(Items listed in a dataset)
========================================================================

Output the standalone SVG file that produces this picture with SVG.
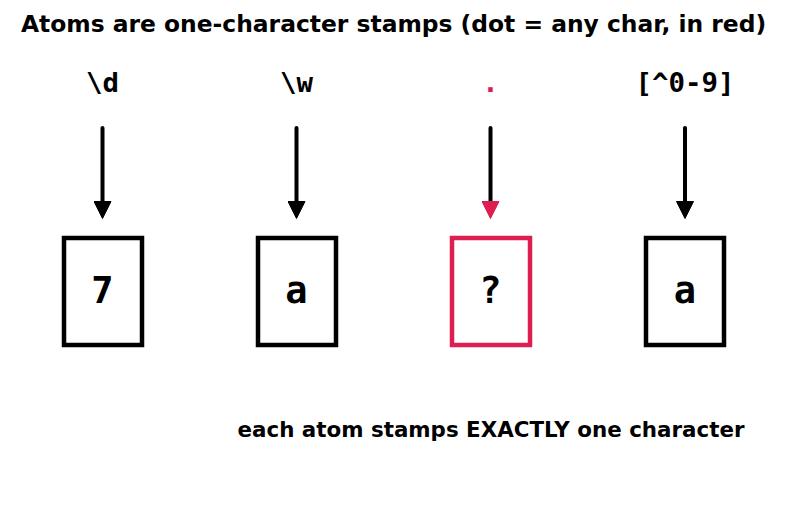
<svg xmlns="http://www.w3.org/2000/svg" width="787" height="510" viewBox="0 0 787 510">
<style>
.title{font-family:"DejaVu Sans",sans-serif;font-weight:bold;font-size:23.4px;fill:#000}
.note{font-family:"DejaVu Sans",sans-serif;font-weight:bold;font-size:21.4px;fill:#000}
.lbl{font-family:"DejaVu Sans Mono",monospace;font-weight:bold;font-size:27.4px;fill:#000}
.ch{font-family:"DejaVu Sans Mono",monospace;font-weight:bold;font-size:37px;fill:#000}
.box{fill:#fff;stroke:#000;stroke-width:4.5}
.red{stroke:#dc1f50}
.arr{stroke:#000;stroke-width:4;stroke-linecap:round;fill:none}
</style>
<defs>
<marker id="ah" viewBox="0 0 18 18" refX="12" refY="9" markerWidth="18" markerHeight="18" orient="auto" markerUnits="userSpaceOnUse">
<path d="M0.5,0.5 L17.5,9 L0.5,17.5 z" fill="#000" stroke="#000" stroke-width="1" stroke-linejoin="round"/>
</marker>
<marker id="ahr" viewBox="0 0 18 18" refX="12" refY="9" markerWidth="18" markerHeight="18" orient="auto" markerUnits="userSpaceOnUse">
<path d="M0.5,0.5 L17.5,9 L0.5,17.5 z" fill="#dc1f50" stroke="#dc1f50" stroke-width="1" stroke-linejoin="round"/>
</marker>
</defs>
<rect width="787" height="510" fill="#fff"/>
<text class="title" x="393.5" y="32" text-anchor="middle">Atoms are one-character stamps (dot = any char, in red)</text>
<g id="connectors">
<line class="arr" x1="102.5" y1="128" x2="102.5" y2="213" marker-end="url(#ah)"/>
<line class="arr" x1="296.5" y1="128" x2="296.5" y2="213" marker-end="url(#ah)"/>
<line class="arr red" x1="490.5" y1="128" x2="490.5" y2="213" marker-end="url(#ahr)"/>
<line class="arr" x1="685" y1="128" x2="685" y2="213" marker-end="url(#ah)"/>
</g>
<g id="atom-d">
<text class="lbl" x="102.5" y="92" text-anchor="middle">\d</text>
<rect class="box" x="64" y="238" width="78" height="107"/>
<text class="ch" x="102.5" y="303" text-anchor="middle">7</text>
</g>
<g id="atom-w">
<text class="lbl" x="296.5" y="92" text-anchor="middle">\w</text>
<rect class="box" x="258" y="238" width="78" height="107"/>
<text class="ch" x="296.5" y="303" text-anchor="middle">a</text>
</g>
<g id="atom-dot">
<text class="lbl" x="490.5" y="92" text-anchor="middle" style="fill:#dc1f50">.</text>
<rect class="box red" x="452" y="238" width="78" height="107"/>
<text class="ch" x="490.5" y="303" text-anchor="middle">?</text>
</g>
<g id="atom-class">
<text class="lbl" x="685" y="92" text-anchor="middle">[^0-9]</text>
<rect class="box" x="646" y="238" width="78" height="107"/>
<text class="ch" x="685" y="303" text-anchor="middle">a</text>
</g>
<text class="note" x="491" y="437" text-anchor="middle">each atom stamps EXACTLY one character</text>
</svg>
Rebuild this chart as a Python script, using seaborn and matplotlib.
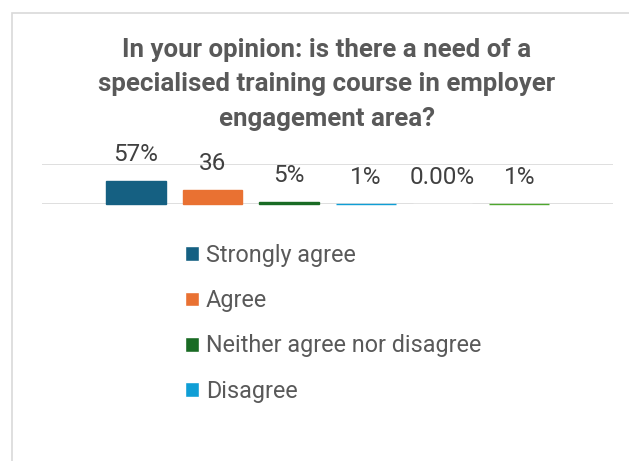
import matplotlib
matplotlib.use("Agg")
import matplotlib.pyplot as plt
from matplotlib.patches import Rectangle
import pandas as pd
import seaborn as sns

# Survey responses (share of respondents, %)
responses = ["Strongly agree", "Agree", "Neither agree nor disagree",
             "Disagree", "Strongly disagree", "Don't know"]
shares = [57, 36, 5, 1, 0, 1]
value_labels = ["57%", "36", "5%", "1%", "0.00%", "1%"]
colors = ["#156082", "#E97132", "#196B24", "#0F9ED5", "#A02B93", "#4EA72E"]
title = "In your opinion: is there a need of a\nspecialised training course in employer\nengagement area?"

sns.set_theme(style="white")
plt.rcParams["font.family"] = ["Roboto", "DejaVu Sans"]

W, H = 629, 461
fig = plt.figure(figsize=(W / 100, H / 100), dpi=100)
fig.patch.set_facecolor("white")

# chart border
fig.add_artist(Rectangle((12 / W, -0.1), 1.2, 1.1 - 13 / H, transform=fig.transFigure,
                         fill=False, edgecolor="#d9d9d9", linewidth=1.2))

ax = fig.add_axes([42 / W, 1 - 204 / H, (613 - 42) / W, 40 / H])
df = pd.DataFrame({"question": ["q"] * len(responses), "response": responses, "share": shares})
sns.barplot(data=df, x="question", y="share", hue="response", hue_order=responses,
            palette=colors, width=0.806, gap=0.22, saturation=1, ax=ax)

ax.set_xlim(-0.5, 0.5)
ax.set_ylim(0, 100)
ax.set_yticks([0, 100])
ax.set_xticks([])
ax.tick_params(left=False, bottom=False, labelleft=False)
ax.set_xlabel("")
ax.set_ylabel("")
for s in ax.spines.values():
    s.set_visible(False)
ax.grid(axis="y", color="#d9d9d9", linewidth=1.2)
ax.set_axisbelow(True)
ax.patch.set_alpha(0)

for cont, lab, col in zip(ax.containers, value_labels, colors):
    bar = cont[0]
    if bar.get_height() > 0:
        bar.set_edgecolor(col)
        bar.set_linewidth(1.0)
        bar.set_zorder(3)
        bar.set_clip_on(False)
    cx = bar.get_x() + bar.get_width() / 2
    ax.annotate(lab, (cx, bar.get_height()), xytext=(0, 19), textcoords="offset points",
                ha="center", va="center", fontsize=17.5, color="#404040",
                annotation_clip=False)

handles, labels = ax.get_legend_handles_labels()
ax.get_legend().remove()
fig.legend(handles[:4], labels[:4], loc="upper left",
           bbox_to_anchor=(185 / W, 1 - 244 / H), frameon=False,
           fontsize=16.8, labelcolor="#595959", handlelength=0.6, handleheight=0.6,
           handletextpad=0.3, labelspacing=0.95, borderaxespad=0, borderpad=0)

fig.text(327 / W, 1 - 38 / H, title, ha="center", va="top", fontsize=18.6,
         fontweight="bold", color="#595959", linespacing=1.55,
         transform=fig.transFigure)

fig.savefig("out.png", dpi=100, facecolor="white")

========================================================================

* [WHAT TO WORK ON]: Find every line in the records that contains the word "this"; copy those lines.

* [RESPONSE]:
Output the standalone SVG file that produces this picture with SVG.
Rebuild this chart as a Python script, using seaborn and matplotlib.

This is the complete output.